Project Management 2.0 is now more and more recognized. From Wikipedia; “While traditional project management often was driven by formal reporting and hierarchical structures, project management 2.0 stresses the need for access to information for the whole team.” I was a bit upset reading this as formal reporting is nothing I really picked up being the driving force behind i.e. PMI standards. Project Management 2.0 seem to be attractive to promote by some of the online project management collaboration tools, for obvious reasons. Dr. Harold Kerzner had the ending key note speech during Passion for Projects 2014. Dr. Kerzner talked about new KPI metrics for Project Management 2.0, and other method changes like online and mobile device collaboration. One quote from his speech; “The future of project management is paperless status reporting”. Read more about this here.

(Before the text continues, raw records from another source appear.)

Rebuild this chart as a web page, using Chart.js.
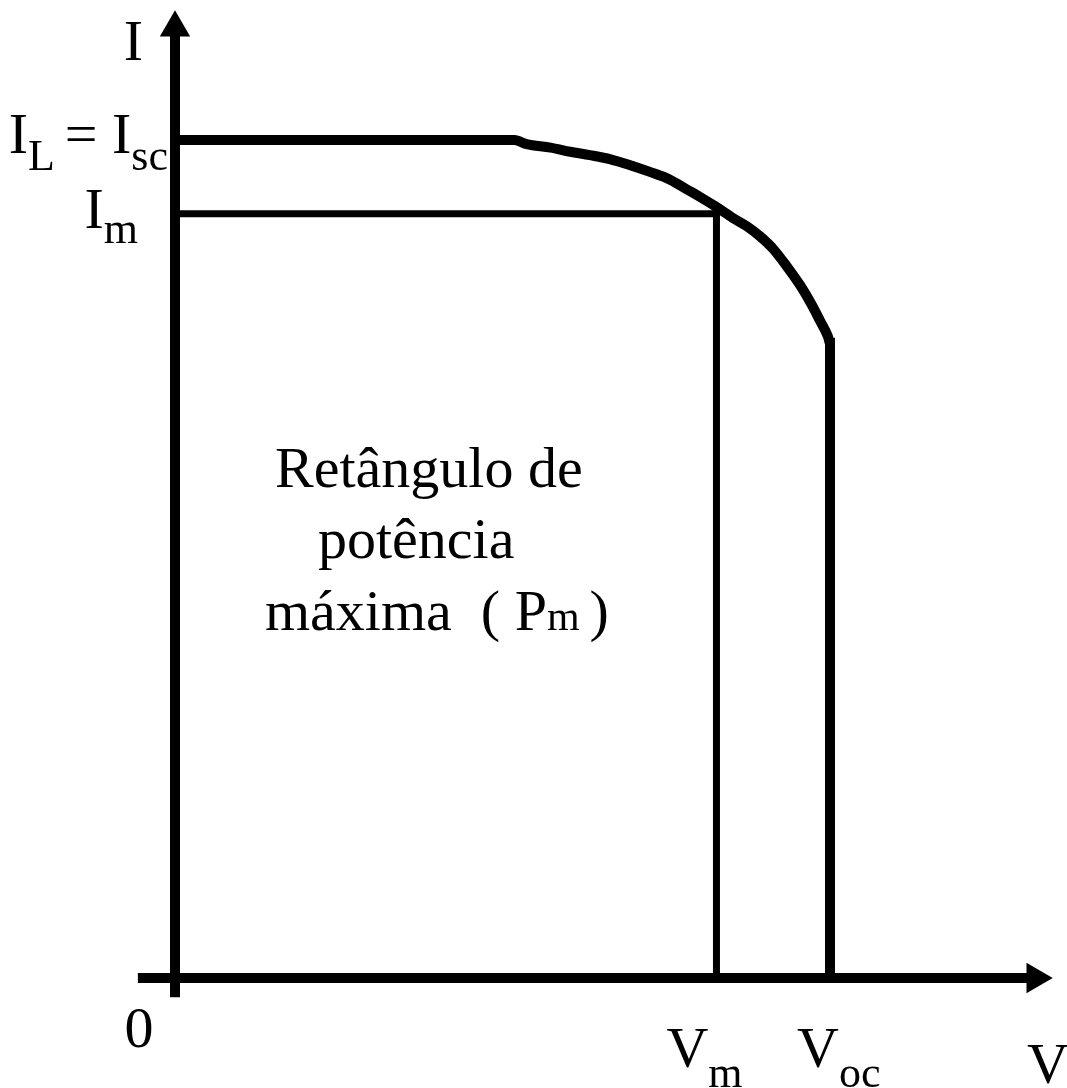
<!DOCTYPE html>
<html>
<head>
<meta charset="utf-8">
<script src="https://cdn.jsdelivr.net/npm/chart.js@4"></script>
<style>
    html, body { margin: 0; padding: 0; background: #ffffff; }
    #wrap { width: 1067px; height: 1088px; position: relative; }
</style>
</head>
<body>
<div id="wrap"><canvas id="ivChart"></canvas></div>
<script>
// curva I-V (tensão normalizada, corrente normalizada por Isc)
const vCurve = [0, 0.311, 0.322, 0.344, 0.362, 0.380, 0.399, 0.417, 0.435, 0.453, 0.469, 0.481, 0.496, 0.511, 0.524, 0.536, 0.548, 0.560, 0.573, 0.583, 0.591, 0.598, 0.600, 0.600];
const iCurve = [1.0, 1.0, 0.995, 0.991, 0.986, 0.982, 0.977, 0.970, 0.962, 0.953, 0.941, 0.932, 0.920, 0.907, 0.897, 0.885, 0.870, 0.850, 0.826, 0.804, 0.784, 0.766, 0.758, 0];

// ponto de potência máxima e extremos
const Isc = 1.0;
const Im = 0.912;
const Vm = 0.496;
const Voc = 0.600;

// extensão dos eixos (início e centro da seta)
const xAxisRange = [-0.034, 0.788];
const yAxisRange = [-0.023, 1.134];

const serif = '"Liberation Serif", "Times New Roman", serif';

document.addEventListener('DOMContentLoaded', function () {
    const curvePoints = vCurve.map((v, i) => ({ x: v, y: iCurve[i] }));

    // texto com índices (subscritos)
    function drawRich(ctx, parts, x, y, align) {
        let total = 0;
        parts.forEach(p => {
            ctx.font = p[1] + 'px ' + serif;
            total += ctx.measureText(p[0]).width;
        });
        let cx = align === 'right' ? x - total : (align === 'center' ? x - total / 2 : x);
        parts.forEach(p => {
            ctx.font = p[1] + 'px ' + serif;
            ctx.fillText(p[0], cx, y + (p[2] || 0));
            cx += ctx.measureText(p[0]).width;
        });
    }

    const labelsPlugin = {
        id: 'ivLabels',
        afterDatasetsDraw(chart) {
            const ctx = chart.ctx;
            const xs = chart.scales.x;
            const ys = chart.scales.y;
            const x0 = xs.getPixelForValue(0);
            const y0 = ys.getPixelForValue(0);
            const big = 58, sub = 44;

            ctx.save();
            ctx.fillStyle = '#000';
            ctx.textBaseline = 'alphabetic';
            ctx.textAlign = 'left';

            drawRich(ctx, [['I', big]], x0 - 32, 60, 'right');
            drawRich(ctx, [['I', big], ['L', sub, 17], [' ', 40], ['=', big], [' ', big], ['I', big], ['sc', sub, 17]],
                x0 - 7, ys.getPixelForValue(Isc) + 13, 'right');
            drawRich(ctx, [['I', big], ['m', sub, 15]], x0 - 37, ys.getPixelForValue(Im) + 14, 'right');

            drawRich(ctx, [['0', big]], x0 - 36, y0 + 69, 'center');
            drawRich(ctx, [['V', big], ['m', sub, 20]], xs.getPixelForValue(Vm) - 50, y0 + 89, 'left');
            drawRich(ctx, [['V', big], ['oc', sub, 20]], xs.getPixelForValue(Voc) - 33, y0 + 89, 'left');
            drawRich(ctx, [['V', big]], 1027, y0 + 105, 'left');

            // legenda do retângulo de potência máxima
            const body = 58;
            drawRich(ctx, [['Retângulo de', body]], x0 + 100, 487, 'left');
            drawRich(ctx, [['potência', body]], x0 + 143, 558, 'left');
            drawRich(ctx, [['máxima  ( P', body], ['m', 42], [' ', 40], [')', body]], x0 + 90, 630, 'left');
            ctx.restore();
        }
    };

    const ctx = document.getElementById('ivChart').getContext('2d');
    new Chart(ctx, {
        type: 'scatter',
        data: {
            datasets: [
                {
                    label: 'I',
                    data: [{ x: 0, y: yAxisRange[0] }, { x: 0, y: yAxisRange[1] }],
                    showLine: true,
                    borderColor: '#000',
                    borderWidth: 10,
                    pointStyle: 'triangle',
                    pointBackgroundColor: '#000',
                    pointBorderWidth: 0,
                    pointRadius: [0, 17.5],
                    pointRotation: 0
                },
                {
                    label: 'V',
                    data: [{ x: xAxisRange[0], y: 0 }, { x: xAxisRange[1], y: 0 }],
                    showLine: true,
                    borderColor: '#000',
                    borderWidth: 10,
                    pointStyle: 'triangle',
                    pointBackgroundColor: '#000',
                    pointBorderWidth: 0,
                    pointRadius: [0, 17.5],
                    pointRotation: 90
                },
                {
                    label: 'Curva I-V',
                    data: curvePoints,
                    showLine: true,
                    borderColor: '#000',
                    borderWidth: 10,
                    cubicInterpolationMode: 'monotone',
                    pointRadius: 0
                },
                {
                    label: 'Pm',
                    data: [{ x: 0, y: Im }, { x: Vm, y: Im }, { x: Vm, y: 0 }],
                    showLine: true,
                    borderColor: '#000',
                    borderWidth: 7,
                    pointRadius: 0
                }
            ]
        },
        options: {
            responsive: true,
            maintainAspectRatio: false,
            animation: false,
            layout: { padding: 0, autoPadding: false },
            plugins: {
                legend: { display: false },
                tooltip: { enabled: false }
            },
            scales: {
                x: { type: 'linear', min: -0.1603, max: 0.8171, display: false },
                y: { type: 'linear', min: -0.1313, max: 1.1671, display: false }
            }
        },
        plugins: [labelsPlugin]
    });
});
</script>
</body>
</html>
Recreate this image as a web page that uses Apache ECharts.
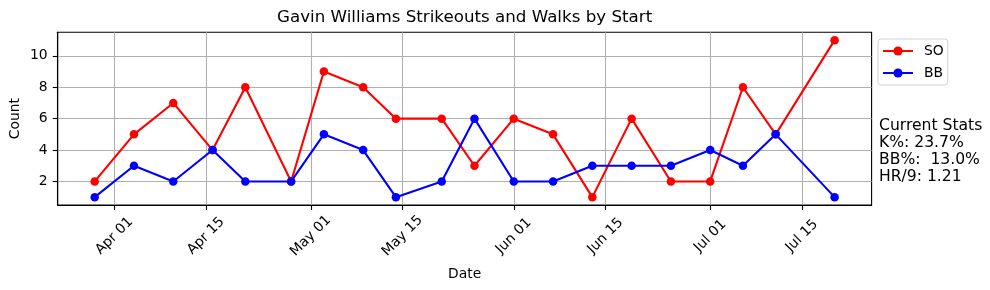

Management 3.0 is a new popular buzz word, promoted by Jurgen Appelo and his book with the same title. Management 3.0 is about agile transformation (The gardener metaphor is very descriptive for this view), realizing that modern management is a ecosystem, similar to system thinking, described as below:

appelo

Management 3.0 is already being offered as management courses. Agile is continuing to spread and transform. Project Management is evolving with new standards and certifications (for example PMI-ACP). It will be very exciting to follow the continued evolution, but sooner or later I believe the different principles will have to meet and merge, after some more years of management text books and Agile conferences iterations.. 😉

As a professional project manager I will for now stick with this quote; “Project management is still project management no matter how you call it. It is a discipline and has nothing to do with the software tools that are being used to apply it.”